If your team is still building this process manually, Spendesk brings invoice approvals, payment tracking, and month-end reporting together in one platform. Book a demo to see how it fits your AP workflow.

Frequently asked questions about AP ageing reports

How does an AP ageing report differ from an AR ageing report?

An AP ageing report tracks what your company owes suppliers, while an accounts receivable (AR) ageing report tracks what customers owe you. Together, they give a complete picture of working capital. Finance teams often review both side by side to forecast net cash positions and identify periods where outgoing obligations may exceed incoming collections.

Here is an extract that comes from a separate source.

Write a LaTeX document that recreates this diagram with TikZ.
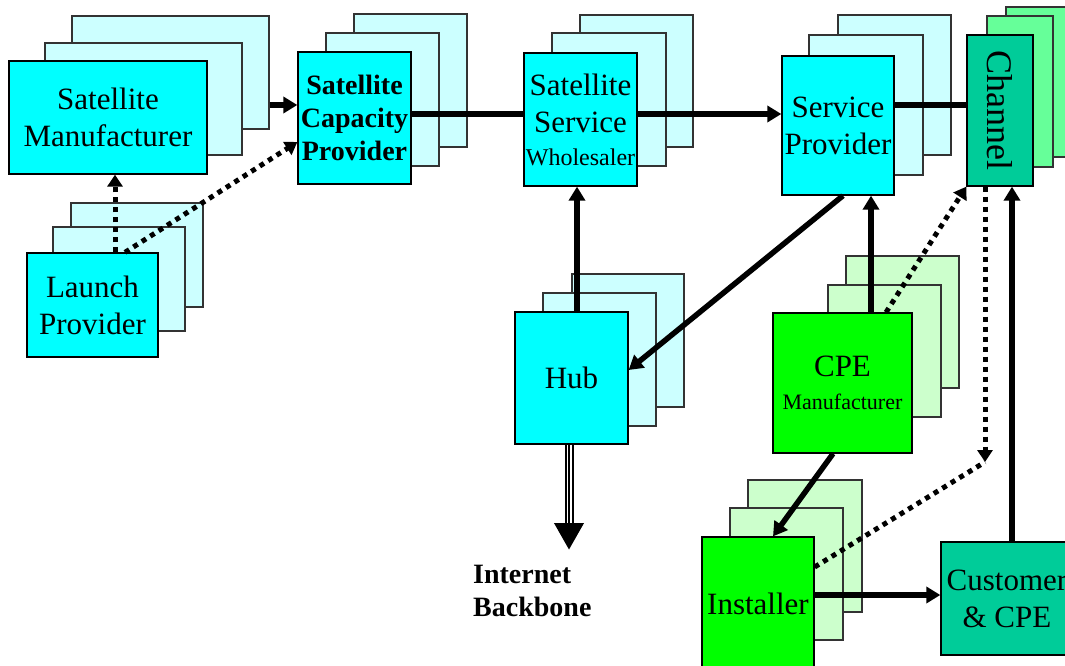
\documentclass[tikz,border=0pt]{standalone}
\usepackage{fontspec}
\setmainfont{Liberation Serif}
\usetikzlibrary{arrows.meta}
\definecolor{cyF}{HTML}{00FFFF}
\definecolor{cyB}{HTML}{CCFFFF}
\definecolor{grF}{HTML}{00FF00}
\definecolor{grB}{HTML}{CCFFCC}
\definecolor{tealc}{HTML}{00CC99}
\definecolor{mintc}{HTML}{66FF99}
\newcommand\bx[6]{\node[#1, minimum width=#4pt, minimum height=#5pt] (#2) at (#3) {#6};}
\begin{document}
\begin{tikzpicture}[x=1pt,y=-1pt,
  bk/.style={draw=black!80, line width=1.2pt, inner sep=0pt},
  fr/.style={draw=black, line width=1.3pt, inner sep=0pt, align=center, font=\fontsize{31}{37}\selectfont},
  cb/.style={bk, fill=cyB},
  cf/.style={fr, fill=cyF},
  gb/.style={bk, fill=grB},
  gf/.style={fr, fill=grF},
  mb/.style={bk, fill=mintc},
  tf/.style={fr, fill=tealc},
  ln/.style={line width=5.5pt},
  arr/.style={line width=5.5pt, -{Triangle[length=14pt,width=16pt]}},
  dln/.style={line width=5pt, dash pattern=on 5pt off 5pt},
  darr/.style={dln, -{Triangle[length=12pt,width=15pt]}}
]
\useasboundingbox (0,0) rectangle (1065,666);
\clip (0,0) rectangle (1065,666);

% Satellite Manufacturer
\bx{cb}{satman-b}{170.5,72.5}{197}{113}{}
\bx{cb}{satman-m}{143.5,99}{197}{112}{}
\bx{cf}{satman}{108,117.5}{198}{113}{Satellite\\Manufacturer}
% Satellite Capacity Provider
\bx{cb}{cap-b}{410.5,80.5}{113}{133}{}
\bx{cb}{cap-m}{382.5,99.5}{113}{133}{}
\bx{cf, font=\bfseries\fontsize{28}{33}\selectfont}{cap}{354.5,118}{113}{132}{Satellite\\Capacity\\Provider}
% Satellite Service Wholesaler
\bx{cb}{whole-b}{636.5,81}{113}{132}{}
\bx{cb}{whole-m}{609,99.5}{114}{133}{}
\bx{cf}{whole}{580.5,119.5}{113}{133}{Satellite\\Service\\[-4pt]{\fontsize{24}{28}\selectfont Wholesaler}}
% Service Provider
\bx{cb}{sp-b}{894.5,85}{113}{140}{}
\bx{cb}{sp-m}{866,105}{114}{140}{}
\bx{cf}{sp}{838,125.5}{112}{139}{Service\\Provider}
% Channel
\bx{mb}{chan-b}{1039,82}{66}{150}{}
\bx{mb}{chan-m}{1020,91.5}{66}{151}{}
\bx{tf}{chan}{1000,110.5}{66}{151}{\rotatebox{-90}{\fontsize{36}{40}\selectfont Channel}}
% Launch Provider
\bx{cb}{launch-b}{137,255}{132}{104}{}
\bx{cb}{launch-m}{119,279}{132}{104}{}
\bx{cf}{launch}{92.5,305}{131}{104}{Launch\\Provider}
% Hub
\bx{cb}{hub-b}{628,340.5}{112}{133}{}
\bx{cb}{hub-m}{599.5,359.5}{113}{133}{}
\bx{cf}{hub}{571.5,378}{113}{132}{Hub}
% CPE Manufacturer
\bx{gb}{cpe-b}{902.5,322}{113}{132}{}
\bx{gb}{cpe-m}{884.5,351}{113}{132}{}
\bx{gf}{cpe}{842.5,383}{139}{140}{CPE\\[-4pt]{\fontsize{22}{26}\selectfont Manufacturer}}
% Installer
\bx{gb}{inst-b}{805,546}{114}{132}{}
\bx{gb}{inst-m}{786.5,574}{113}{132}{}
\bx{gf}{inst}{758,604}{112}{134}{Installer}
% Customer & CPE
\bx{tf}{cust}{1007,598.5}{132}{113}{Customer\\\& CPE}
% Internet Backbone
\node[anchor=north west, inner sep=0pt, align=left, font=\bfseries\fontsize{28}{33}\selectfont] (inet) at (473,565) {Internet\\Backbone};

\coordinate (j) at (985,462);
\coordinate (ibtip) at (569,550);

% connectors
\draw[arr] (satman-b.east |- 0,105) -- (cap.west |- 0,105);
\draw[darr] (launch.north -| 115,0) -- (satman.south -| 115,0);
\draw[darr] (launch.north -| 125,0) -- (cap.west |- 0,142);
\draw[ln] (cap.east |- 0,114) -- (whole.west |- 0,114);
\draw[arr] (whole.east |- 0,114) -- (sp.west |- 0,114);
\draw[ln] (sp.east |- 0,105) -- (chan.west |- 0,105);
\draw[arr] (hub.north -| 577,0) -- (whole.south -| 577,0);
\draw[arr] (sp.south -| 843,0) -- (hub.east |- 0,370);
\draw[arr] (cpe.north -| 871,0) -- (sp.south -| 871,0);
\draw[darr] (cpe.north -| 886,0) -- (chan.south west);
\draw[darr] (chan.south -| 985,0) -- (j);
\draw[dln] (inst.east |- 0,567) -- (j);
\draw[arr] (cust.north -| 1012,0) -- (chan.south -| 1012,0);
\draw[arr] (cpe.south -| 833,0) -- (inst.north -| 773,0);
\draw[arr] (inst.east |- 0,595) -- (cust.west |- 0,595);
% hub to internet backbone (hollow shaft)
\draw[line width=9pt, -{Triangle[length=27pt,width=28pt]}] (hub.south -| 569,0) -- (ibtip);
\draw[line width=5pt, white, shorten >=27pt] (hub.south -| 569,0) -- (ibtip);
\draw[line width=1.5pt, shorten >=27pt] (hub.south -| 569,0) -- (ibtip);
\end{tikzpicture}
\end{document}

Can your accounting software generate the report automatically?

Most modern accounting systems, including Xero, NetSuite, QuickBooks, and Sage, have built-in aged payables reports with customisable ageing periods, date ranges, and output formats. The report quality depends entirely on the quality of data going in, so the preparation steps in this guide still apply even when the report itself is automated.

How often should you run an AP ageing report?

It depends on your volume. Finance teams processing a high number of payables typically run a working version weekly to catch errors early and flag overdue invoices before they drift into older buckets. The formal reconciled version should be produced at every month-end close and retained as your compliance record for FPC and PPR purposes.

What should you do when a vendor disputes their ageing balance?

Start by pulling both your AP ledger record and the vendor's latest statement, then work through each open item line by line. The most common causes are invoices your team hasn't yet processed, credit notes that haven't been applied, or partial payments allocated to the wrong invoice. Document the resolution and update your ageing report before finalising it for the period.